La seule conclusion partagée par les enquêtes est que la résidence alternée ne peut être une règle absolue, tant sa pratique présuppose un ensemble de conditions, souvent difficiles à assembler(4). La première condition est qu’elle soit souhaitée par les deux parents ; ensuite que certaines conditions matérielles soient remplies (pas trop d’éloignement des domiciles ; domiciles pas trop exigus). L’obstacle le plus rédhibitoire est relationnel : Les situations de séparation hautement conflictuelles ne sont pas à priori favorables à la mise en place de la garde alternée, qui demande un minimum d’entente entre les deux parents. Pour qu’une alternance ne mette pas l’enfant en difficulté, il faut qu’il ne soit pas surinvesti du conflit conjugal et qu’à chaque changement de résidence, il ne soit pas porteur des reproches adressés à l’autre parent, ce qui le mettrait dans une situation de conflit de loyauté insupportable.

Dans certaines situations, il semble que la pratique temporaire de l’alternance des domiciles a contribué à aplanir le conflit, selon la capacité des parents à évoluer et leur volonté à faire évoluer les choses en fonction du bien de l’enfant. Un travail psychique doit être réalisé pour que l’autre parent soit envisagé uniquement comme l’autre parent, dont le maintien du lien à son enfant constitue un enjeu pour l’équilibre et le bien-être de celui-ci. Beaucoup de parents ont besoin d’une intervention extérieure pour réaliser ce travail et font appel aux services des médiateurs familiaux.

La grande difficulté des études à déterminer le bien ou mal-fondé de la résidence alternée tient au fait que l’on ne peut pas isoler la variable résidence alternée du reste de la situation prise en compte. Un autre obstacle est l’impossibilité à définir de manière objective la notion de l’intérêt de l’enfant.
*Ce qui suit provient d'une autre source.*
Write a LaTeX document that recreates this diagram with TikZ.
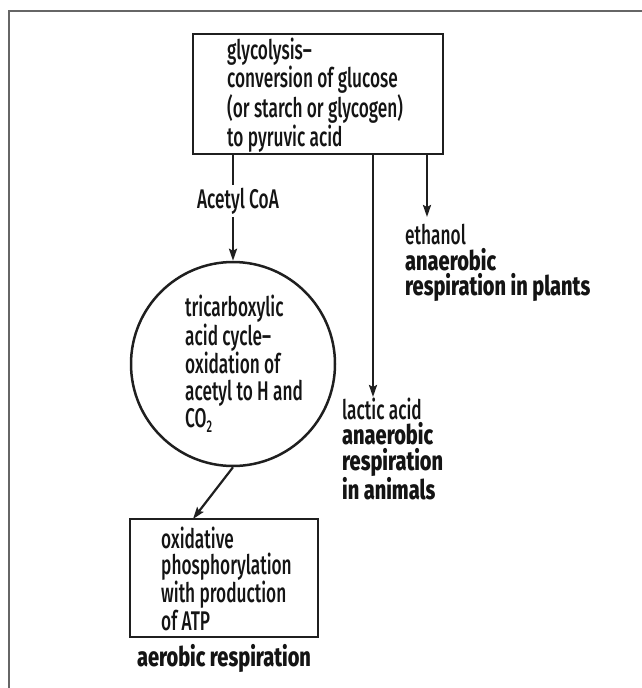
\documentclass[tikz,border=0pt]{standalone}
\usepackage{fontspec}
\setmainfont{Fira Sans Medium}[FakeStretch=0.64, BoldFont={Fira Sans ExtraBold}, BoldFeatures={FakeStretch=0.74}]
\usetikzlibrary{arrows.meta}
\begin{document}
\begin{tikzpicture}[x=1pt,y=-1pt,
  every node/.style={font=\fontsize{27}{25.5}\selectfont, text=black!92, inner sep=0pt},
  frame/.style={draw=black!60, line width=2pt},
  procbox/.style={draw=black!88, line width=2.8pt, rectangle},
  cyclecirc/.style={draw=black!88, line width=2.5pt, circle, minimum size=204pt},
  flow/.style={draw=black!88, line width=2.2pt, -{Stealth[length=12pt,width=8pt,inset=2pt]}},
  lbl/.style={align=left, anchor=west}]
\useasboundingbox (0,0) rectangle (642,688);
\draw[frame] (642,11) -- (9,11) -- (9,688);

\node[procbox, minimum width=250pt, minimum height=120pt] (glyc) at (318,94) {};
\node[lbl] (glyctext) at (227,95)
  {glycolysis--\\conversion of glucose\\(or starch or glycogen)\\to pyruvic acid};

\node[cyclecirc] (tca) at (233,364) {};
\node[lbl, font=\fontsize{27}{27}\selectfont] (tcatext) at (185,364)
  {tricarboxylic\\acid cycle--\\oxidation of\\acetyl to H and\\CO\raisebox{-5pt}{\fontsize{17}{17}\selectfont 2}};

\draw[flow] (glyc.south -| tca.north) -- (tca.north);
\node[fill=white, inner sep=3pt] (acetyl) at (238,201) {Acetyl CoA};

\coordinate (lacttip) at (373,397);
\coordinate (ethtip) at (427,217);
\draw[flow] (glyc.south -| lacttip) -- (lacttip);
\draw[flow] (glyc.south -| ethtip) -- (ethtip);

\node[lbl] (eth) at (405,263)
  {ethanol\\{\bfseries anaerobic}\\{\bfseries respiration in plants}};
\node[lbl] (lact) at (342,449)
  {lactic acid\\{\bfseries anaerobic}\\{\bfseries respiration}\\{\bfseries in animals}};

\node[procbox, minimum width=188pt, minimum height=118pt] (ox) at (224,578) {};
\node[lbl] (oxtext) at (161,579)
  {oxidative\\phosphorylation\\with production\\of ATP};
\coordinate (oxtip) at (193,519);
\draw[flow] (tca.south) -- (oxtip);

\node[font=\fontsize{27}{25.5}\selectfont\bfseries] (aerobic) at (224,658) {aerobic respiration};
\end{tikzpicture}
\end{document}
Il est important de replacer le débat dans un contexte général de mutations sociales concernant la famille et les relations privées pour rappeler que la garde partagée est un instrument, parmi d’autres, de lutte pour l’égalisation de la place des hommes et des femmes dans la société contemporaine, qui se veut démocratique.

En conclusion, si l’on admet que le principe de coparentalité participe du bien-être de l’enfant et de son intérêt, alors les pratiques qui permettent d’exercer cette coparentalité, comme la résidence alternée, ou la diversification des possibilités de contact de l’enfant avec le parent chez qui il ne vit pas, est un point de vue à défendre, d’autant plus que dans la majorité des cas, l’intérêt de l’enfant et celui des parents ne sont pas à dissocier. Il est que, pour les parents, arriver à cette position partagée, nécessite parfois tout un travail préalable d’élaboration.

(1)Neyrand, G., Poussin, G., Wilpert, M.-D. (2015). Père, mère après séparation : Résidence alternée et coparentalité. Eres.
(2)Neyrand, G. (2019). La mère n’est pas tout ! Reconfiguration des rôles et perspectives de cosocialisation. Erès.
Neyrand, G. (2018). L’amour individualiste. Comment le couple peut-il survivre ? Erès.
Neyrand, G., Coum, D., Wilpert, M.-D. (2018) Malaise dans le soutien à la parentalité. Pour une éthique d’intervention. Erès.
(3)Pour information, l’autorité parentale conjointe est la règle en Suisse depuis 2014.
(4)Voir l’enquête suisse réalisée par Michelle Cottier, Eric Widmer, Sandrine Tornare et Myriam Girardin M. (2018). La garde alternée. Une étude interdisciplinaire sur ses conditions-cadre. FamPra.ch, 2, 297-332.